Al riguardo, si ricorda che le disposizioni dettate in materia di IMU valgono anche per la TASI, in virtù del rimando normativo di cui all’art.1, co.675, della legge 147/2013, secondo il quale la base imponibile TASI è la stessa dell’IMU. Per i fabbricati, questa è costituita dalla rendita catastale rivalutata del 5% e moltiplicata per specifici coefficienti (per le abitazioni, e relative pertinenze, il coefficiente è 160).
[2] Sul punto, si ricorda che, ai fini IMU/TASI, per “abitazione principale” si intende quella nella quale «il possessore e il suo nucleo familiare dimorano abitualmente e risiedono anagraficamente» (art.13, co.2, del medesimo D.L. 201/2011).
[3] Sul punto, si ricorda che, ai fini dell’applicazione dell’agevolazione, il comodante deve presentare il modello di dichiarazione IMU.
[4] Come chiarito nella R.M. 1/DF/2016, la disposizione contenuta nella legge di Stabilità 2016, relativa all’obbligo di registrazione del contratto di comodato, costituisce una deroga parziale alla disciplina stabilita ai fini dell’imposta di registro (D.P.R. 131/1986) che, per i contratti verbali, non impone la registrazione (tranne nel caso di enunciazione in altri contratti).
[5] Ai sensi dell’art.13 del D.P.R. 131/1986. Oltre all’imposta di registro, è dovuta anche l’imposta di bollo, nella misura di 16 euro per ogni foglio (art.2 della Tariffa, parte prima, allegata al D.P.R. 642/1972).
[6] Tale indicazione risulta utile ai fini del calcolo dell’IMU/TASI, tenuto conto che tali imposte vengono calcolate per anni solari proporzionalmente alla quota e ai mesi dell’anno nei quali si è protratto il possesso. Inoltre, il possesso dell’unità immobiliare per almeno quindici giorni comporta l’applicazione delle medesime imposte sull’intero mese (ad esempio, il contratto di comodato stipulato entro il 16 gennaio 2016 consente di fruire del beneficio, per il 2016, sin dal mese di gennaio – cfr. anche l’art.9, co.2, del D.Lgs. 23/2011).
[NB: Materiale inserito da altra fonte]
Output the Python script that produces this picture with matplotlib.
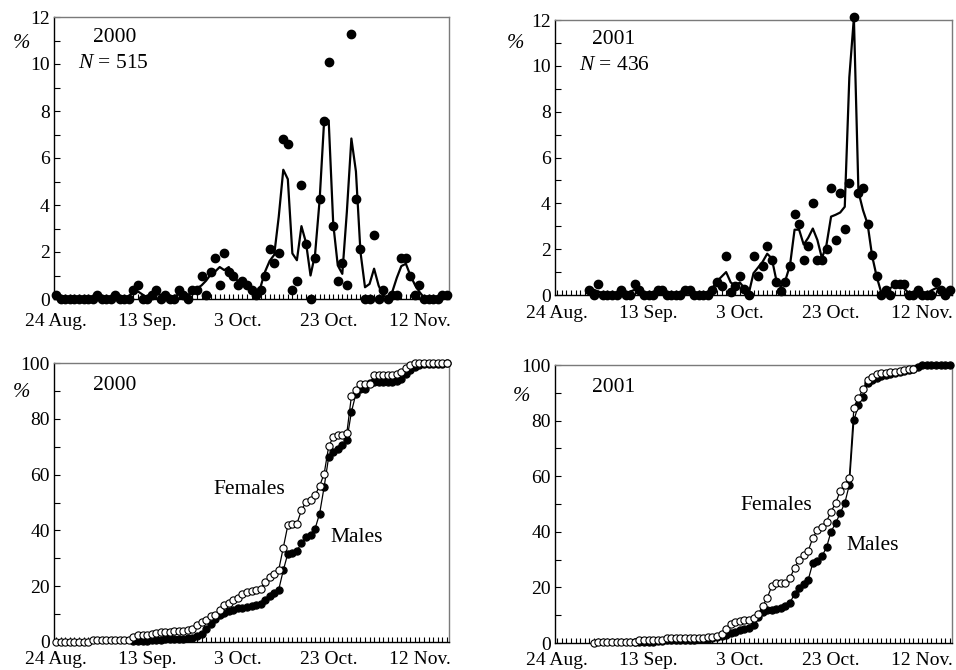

[7] A tal proposito, si ricorda che, come sopra specificato, il beneficio opera anche se il comodante possieda, oltre all’abitazione data in comodato, anche una o più pertinenze (cfr. la medesima R.M. 1/DF/2016).
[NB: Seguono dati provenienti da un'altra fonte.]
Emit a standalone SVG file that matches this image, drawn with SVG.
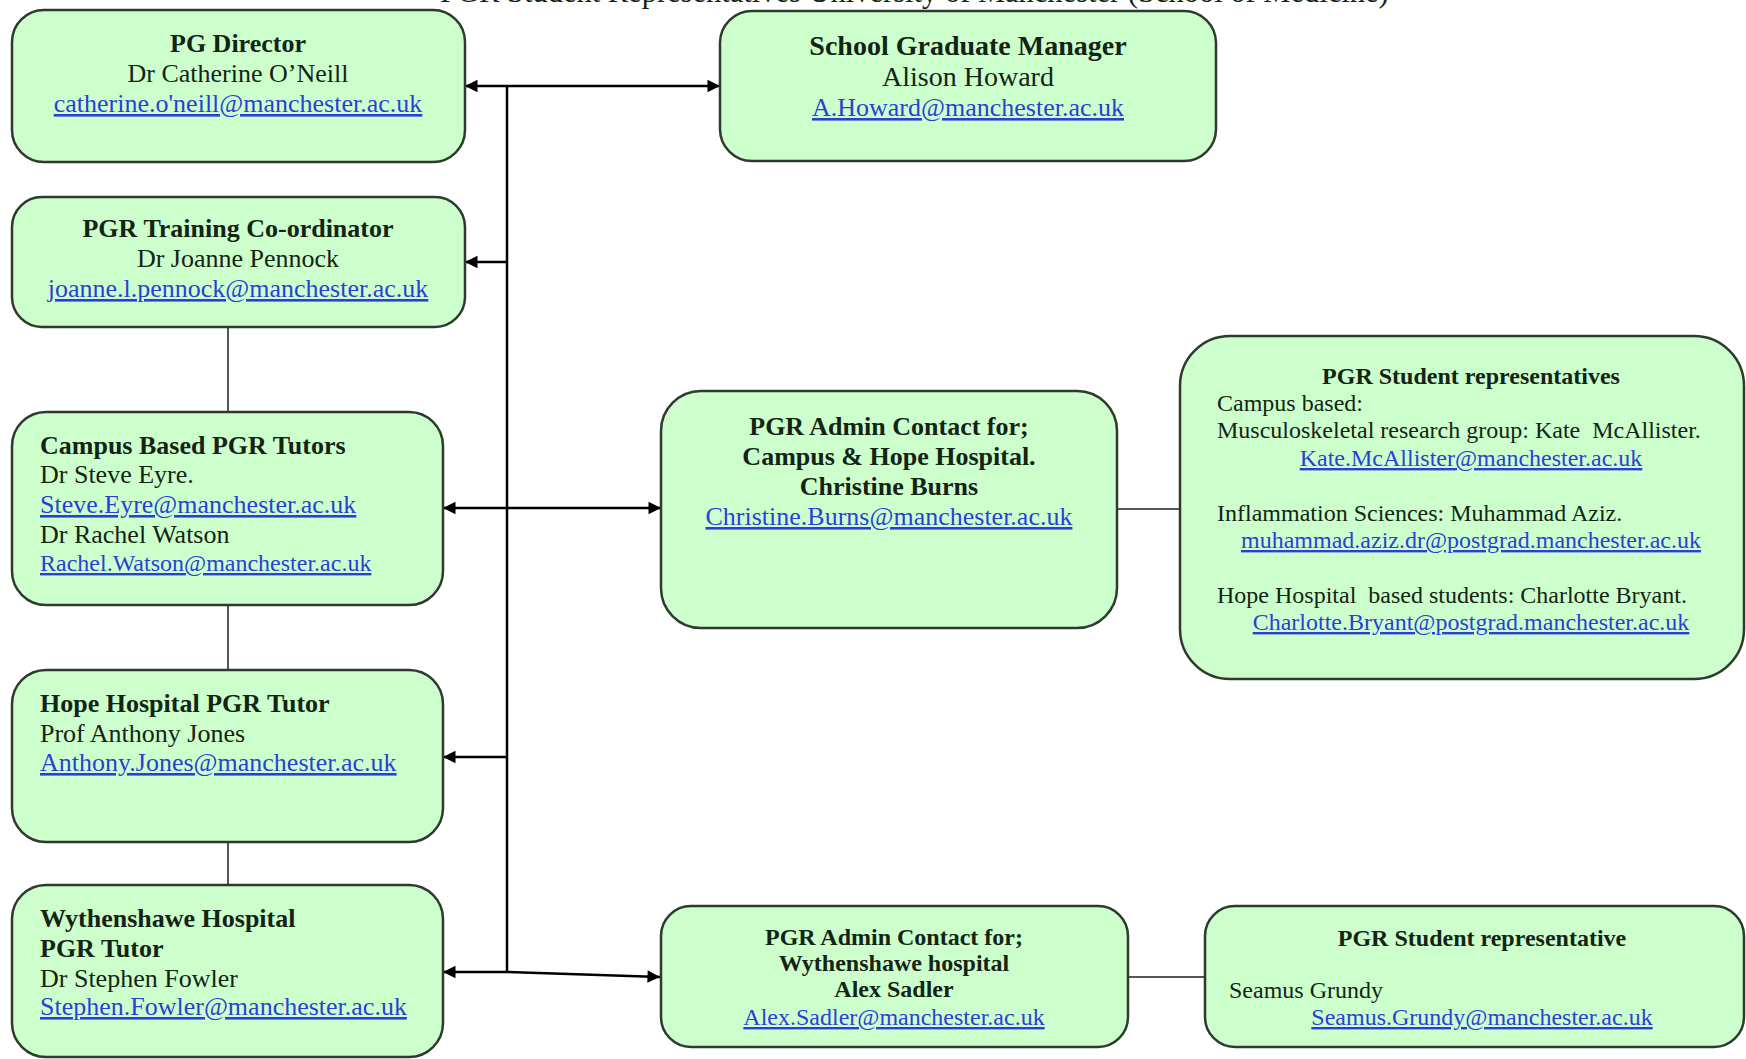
<svg xmlns="http://www.w3.org/2000/svg" width="1746" height="1059" viewBox="0 0 1746 1059">
<style>
.box{fill:#ccffcc;stroke:#2e3a2e;stroke-width:2.5}
text{font-family:"Liberation Serif","Times New Roman",serif;fill:#142414}
.t{font-size:26px}
.b{font-weight:bold}
.s{font-size:24px}
.l{fill:#2b3fd6;text-decoration:underline}
.c{text-anchor:middle}
.conn{stroke:#000;stroke-width:2.5;fill:none}
.tree{stroke:#555;stroke-width:2;fill:none}
</style>
<defs>
<marker id="ah" viewBox="0 0 10 10" refX="10" refY="5" markerWidth="6" markerHeight="5" orient="auto-start-reverse" markerUnits="strokeWidth">
<path d="M0,0 L10,5 L0,10 z" fill="#000"/>
</marker>
</defs>
<text x="440" y="1.5" style="font-size:30.5px" fill="#000">PGR Student Representatives University of Manchester (School of Medicine)</text>
<g id="connectors">
<line class="conn" x1="507" y1="86" x2="507" y2="972"/>
<line class="conn" x1="465" y1="86" x2="720" y2="86" marker-start="url(#ah)" marker-end="url(#ah)"/>
<line class="conn" x1="507" y1="262" x2="465" y2="262" marker-end="url(#ah)"/>
<line class="conn" x1="443" y1="508" x2="661" y2="508" marker-start="url(#ah)" marker-end="url(#ah)"/>
<line class="conn" x1="507" y1="757" x2="443" y2="757" marker-end="url(#ah)"/>
<polyline class="conn" points="443,972 507,972 660,977" marker-start="url(#ah)" marker-end="url(#ah)"/>
<line class="tree" x1="1117" y1="509" x2="1180" y2="509"/>
<line class="tree" x1="1128" y1="977" x2="1205" y2="977"/>
<line class="tree" x1="228" y1="327" x2="228" y2="412"/>
<line class="tree" x1="228" y1="605" x2="228" y2="670"/>
<line class="tree" x1="228" y1="842" x2="228" y2="885"/>
</g>
<g id="pg-director">
<rect class="box" x="12" y="10" width="453" height="152" rx="32"/>
<text class="t b c" x="238" y="52">PG Director</text>
<text class="t c" x="238" y="82">Dr Catherine O’Neill</text>
<text class="t c l" x="238" y="112">catherine.o'neill@manchester.ac.uk</text>
</g>
<g id="training">
<rect class="box" x="12" y="197" width="453" height="130" rx="30"/>
<text class="t b c" x="238" y="237">PGR Training Co-ordinator</text>
<text class="t c" x="238" y="267">Dr Joanne Pennock</text>
<text class="t c l" x="238" y="297">joanne.l.pennock@manchester.ac.uk</text>
</g>
<g id="campus-tutors">
<rect class="box" x="12" y="412" width="431" height="193" rx="34"/>
<text class="t b" x="40" y="454">Campus Based PGR Tutors</text>
<text class="t" x="40" y="483">Dr Steve Eyre.</text>
<text class="t l" x="40" y="513">Steve.Eyre@manchester.ac.uk</text>
<text class="t" x="40" y="543">Dr Rachel Watson</text>
<text class="s l" x="40" y="571">Rachel.Watson@manchester.ac.uk</text>
</g>
<g id="hope-tutor">
<rect class="box" x="12" y="670" width="431" height="172" rx="34"/>
<text class="t b" x="40" y="712">Hope Hospital PGR Tutor</text>
<text class="t" x="40" y="742">Prof Anthony Jones</text>
<text class="t l" x="40" y="771">Anthony.Jones@manchester.ac.uk</text>
</g>
<g id="wythenshawe-tutor">
<rect class="box" x="12" y="885" width="431" height="172" rx="34"/>
<text class="t b" x="40" y="927">Wythenshawe Hospital</text>
<text class="t b" x="40" y="957">PGR Tutor</text>
<text class="t" x="40" y="987">Dr Stephen Fowler</text>
<text class="t l" x="40" y="1015">Stephen.Fowler@manchester.ac.uk</text>
</g>
<g id="graduate-manager">
<rect class="box" x="720" y="11" width="496" height="150" rx="32"/>
<text class="b c" style="font-size:28px" x="968" y="55">School Graduate Manager</text>
<text class="c" style="font-size:28px" x="968" y="86">Alison Howard</text>
<text class="t c l" x="968" y="116">A.Howard@manchester.ac.uk</text>
</g>
<g id="admin-campus">
<rect class="box" x="661" y="391" width="456" height="237" rx="40"/>
<text class="t b c" x="889" y="435">PGR Admin Contact for;</text>
<text class="t b c" x="889" y="465">Campus &amp; Hope Hospital.</text>
<text class="t b c" x="889" y="495">Christine Burns</text>
<text class="t c l" x="889" y="525">Christine.Burns@manchester.ac.uk</text>
</g>
<g id="student-reps">
<rect class="box" x="1180" y="336" width="564" height="343" rx="50"/>
<text class="s b c" x="1471" y="384">PGR Student representatives</text>
<text class="s" x="1217" y="411">Campus based:</text>
<text class="s" x="1217" y="438" xml:space="preserve">Musculoskeletal research group: Kate  McAllister.</text>
<text class="s c l" x="1471" y="466">Kate.McAllister@manchester.ac.uk</text>
<text class="s" x="1217" y="521">Inflammation Sciences: Muhammad Aziz.</text>
<text class="s c l" x="1471" y="548">muhammad.aziz.dr@postgrad.manchester.ac.uk</text>
<text class="s" x="1217" y="603" xml:space="preserve">Hope Hospital  based students: Charlotte Bryant.</text>
<text class="s c l" x="1471" y="630">Charlotte.Bryant@postgrad.manchester.ac.uk</text>
</g>
<g id="admin-wythenshawe">
<rect class="box" x="661" y="906" width="467" height="141" rx="30"/>
<text class="s b c" x="894" y="945">PGR Admin Contact for;</text>
<text class="s b c" x="894" y="971">Wythenshawe hospital</text>
<text class="s b c" x="894" y="997">Alex Sadler</text>
<text class="s c l" x="894" y="1025">Alex.Sadler@manchester.ac.uk</text>
</g>
<g id="student-rep-wythenshawe">
<rect class="box" x="1205" y="906" width="539" height="141" rx="30"/>
<text class="s b c" x="1482" y="946">PGR Student representative</text>
<text class="s" x="1229" y="998">Seamus Grundy</text>
<text class="s c l" x="1482" y="1025">Seamus.Grundy@manchester.ac.uk</text>
</g>
</svg>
[8] Ciò è previsto in base alla regola che consente ai Comuni la variazione, in aumento o diminuzione, di 3 punti rispetto all’aliquota di base pari al 7,6 per mille – Cfr. art.13, co.6, del D.L. 201/2011. Si precisa, inoltre che, come confermato dalla R.M. 1/DF/2016, dal 2016 i Comuni non possono più equiparare all’abitazione principale gli alloggi concessi in comodato ai parenti. La legge 208/2015 (Stabilità 2016) ha infatti escluso tale possibilità.
[9] Ai sensi dell’art.1, co.681, della legge 147/2013, come modificato dall’art.1, co.14, della legge 208/2015 (Stabilità 2016).
[10] Per l’esclusione dalla TASI relativa all’abitazione principale del possessore o dell’utilizzatore, operante dal 2016, cfr. l’art.1, co. 639, 669 e 681 della legge 147/2013, come modificato dall’art.1, co.14, della legge di Stabilità 2016.